Python becoming less Lisp-like
jerf at jerf.org
Wed Mar 16 21:56:23 CET 2005
On Wed, 16 Mar 2005 16:35:57 -0600, Mike Meyer wrote:
> The real problem is that newbies won't know which features are "meta"
> features best left to experts, and which features are ok for everyday
> programmers to use.
> We recently saw a thread (couldn't find it in google groups) where
> some was trying to write decorators that would add a variable to a
> functions local namespace. When they actually stated the problem, it
> was a problem trivially solved by inheriting behavior, and that OO
> solution was what the OP finally adopted. But most of a week got
> wasted chasing a "solution" that should never have been investigated
> in the first place.
This isn't a new problem, and I'm not convinced it even makes it worse.

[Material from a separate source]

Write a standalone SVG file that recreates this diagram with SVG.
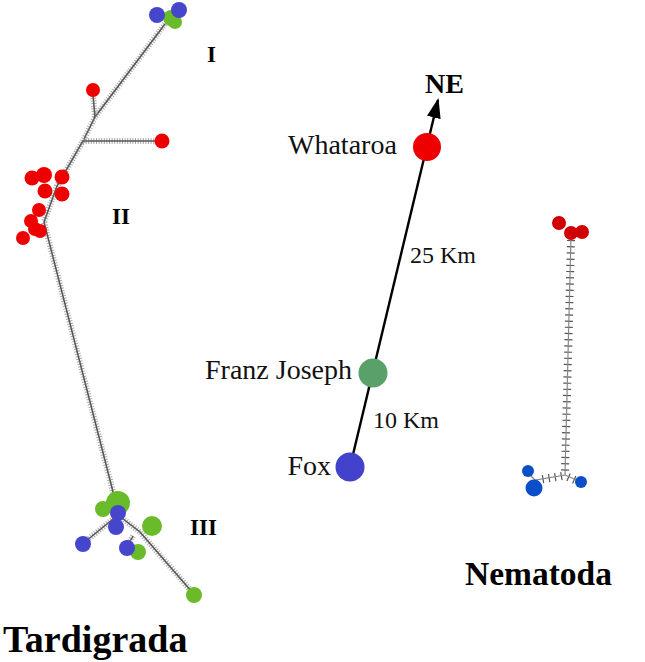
<svg xmlns="http://www.w3.org/2000/svg" width="645" height="662" viewBox="0 0 645 662">
<style>
.ht{fill:none;stroke:#a8a8a8;stroke-width:6;stroke-dasharray:1 1.6}
.hc{fill:none;stroke:#555;stroke-width:1.5}
.nt{fill:none;stroke:#555;stroke-width:8;stroke-dasharray:1.2 5}
.nc{fill:none;stroke:#888;stroke-width:1.2}
.r{fill:#ee0000}.b{fill:#4646cc}.g{fill:#6abb2a}
.nr{fill:#d00000}.nb{fill:#0b4fc8}
.lab{font-family:"Liberation Serif",serif;fill:#111}
.bold{font-family:"Liberation Serif",serif;font-weight:bold;fill:#000}
</style>
<defs>
<marker id="ah" markerWidth="20" markerHeight="14" refX="18" refY="7" orient="auto" markerUnits="userSpaceOnUse" viewBox="0 0 20 14">
<path d="M0,0 L20,7 L0,14 z" fill="#000"/>
</marker>
</defs>
<g id="connectors">
<g id="tardigrada-edges">
<path class="ht" d="M165,24 L95,117 L83,141 L57,186 L44,222 L110,480 L118,512"/>
<path class="hc" d="M165,24 L95,117 L83,141 L57,186 L44,222 L110,480 L118,512"/>
<path class="ht" d="M95,117 L93,95"/>
<path class="hc" d="M95,117 L93,95"/>
<path class="ht" d="M83,141 L156,141"/>
<path class="hc" d="M83,141 L156,141"/>
<path class="ht" d="M118,515 L86,541 M118,515 L140,532 L192,592 M133,536 L128,545"/>
<path class="hc" d="M118,515 L86,541 M118,515 L140,532 L192,592 M133,536 L128,545"/>
</g>
<g id="nematoda-edges">
<path class="nt" d="M571,240 L565,472 M562,476 L538,480 M568,477 L577,481"/>
<path class="nc" d="M571,236 L565,475 L535,480 L529,474 M565,475 L579,481 M565,232 L571,236"/>
</g>
<g id="map-edges">
<path d="M350,467 L438,100" stroke="#000" stroke-width="2.4" fill="none" marker-end="url(#ah)"/>
</g>
</g>
<g id="cluster-I">
<circle class="g" cx="171" cy="18" r="8"/>
<circle class="g" cx="175" cy="22" r="7"/>
<circle class="b" cx="157" cy="15" r="8"/>
<circle class="b" cx="179" cy="10" r="8"/>
</g>
<g id="red-branches">
<circle class="r" cx="93" cy="90" r="7"/>
<circle class="r" cx="162" cy="141" r="7.5"/>
</g>
<g id="cluster-II">
<circle class="r" cx="32" cy="178" r="7.5"/>
<circle class="r" cx="44" cy="175" r="8"/>
<circle class="r" cx="62" cy="177" r="7.5"/>
<circle class="r" cx="45" cy="191" r="7.5"/>
<circle class="r" cx="62" cy="194" r="7.5"/>
<circle class="r" cx="39" cy="210" r="7"/>
<circle class="r" cx="31" cy="221" r="7"/>
<circle class="r" cx="35" cy="229" r="7"/>
<circle class="r" cx="40" cy="231" r="7"/>
<circle class="r" cx="23" cy="238" r="7"/>
</g>
<g id="cluster-III">
<circle class="g" cx="118" cy="503" r="12"/>
<circle class="g" cx="103" cy="509" r="8"/>
<circle class="b" cx="118" cy="513" r="8"/>
<circle class="b" cx="116" cy="527" r="8"/>
<circle class="b" cx="83" cy="544" r="8"/>
<circle class="g" cx="152" cy="526" r="10"/>
<circle class="g" cx="138" cy="552" r="8"/>
<circle class="b" cx="127" cy="548" r="8"/>
<circle class="g" cx="194" cy="595" r="8"/>
</g>
<g id="labels-tardigrada">
<text class="bold" x="207" y="62" font-size="23">I</text>
<text class="bold" x="112" y="224" font-size="23">II</text>
<text class="bold" x="190" y="535" font-size="23">III</text>
<text class="bold" x="3" y="652" font-size="38">Tardigrada</text>
</g>
<g id="whataroa">
<circle class="r" cx="427" cy="147" r="14"/>
<text class="lab" x="288" y="154" font-size="28">Whataroa</text>
</g>
<g id="franz-joseph">
<circle cx="373" cy="373" r="14.5" fill="#5aa06a"/>
<text class="lab" x="352" y="379" font-size="28" text-anchor="end">Franz Joseph</text>
</g>
<g id="fox">
<circle cx="350" cy="467" r="14.5" fill="#4242cc"/>
<text class="lab" x="331" y="475" font-size="28" text-anchor="end">Fox</text>
</g>
<g id="map-labels">
<text class="bold" x="425" y="93" font-size="28">NE</text>
<text class="lab" x="410" y="263" font-size="24">25 Km</text>
<text class="lab" x="373" y="428" font-size="24">10 Km</text>
</g>
<g id="nematoda-red">
<circle class="nr" cx="559" cy="223" r="7"/>
<circle class="nr" cx="571" cy="233" r="7"/>
<circle class="nr" cx="582" cy="232" r="7"/>
</g>
<g id="nematoda-blue">
<circle class="nb" cx="528" cy="471" r="6"/>
<circle class="nb" cx="534" cy="488" r="8.5"/>
<circle class="nb" cx="581" cy="482" r="6"/>
</g>
<g id="label-nematoda">
<text class="bold" x="465" y="585" font-size="33.5">Nematoda</text>
</g>
</svg>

We (speaking broadly) have had to ask "No, what is it you are trying to
*do*?" for a long time. Whether the 'newbie' is reaching for decorators to
add a variable, trying to use lambdas to print, or trying to use XML-RPC
to make calls to local functions, the newbie who is going to ask "How do I
do this wrong thing?" isn't going to be affected either way by the
addition or removal of metaclasses, or much of anything else.
Is this arguable? Yes, absolutely, and I think none of us have the data
to prove this one way or the other. But a priori it is not obvious that
adding a few more possible mistakes to the already effectively infinite
set of them is necessary going to trap anybody who wasn't going to get
trapped on something else.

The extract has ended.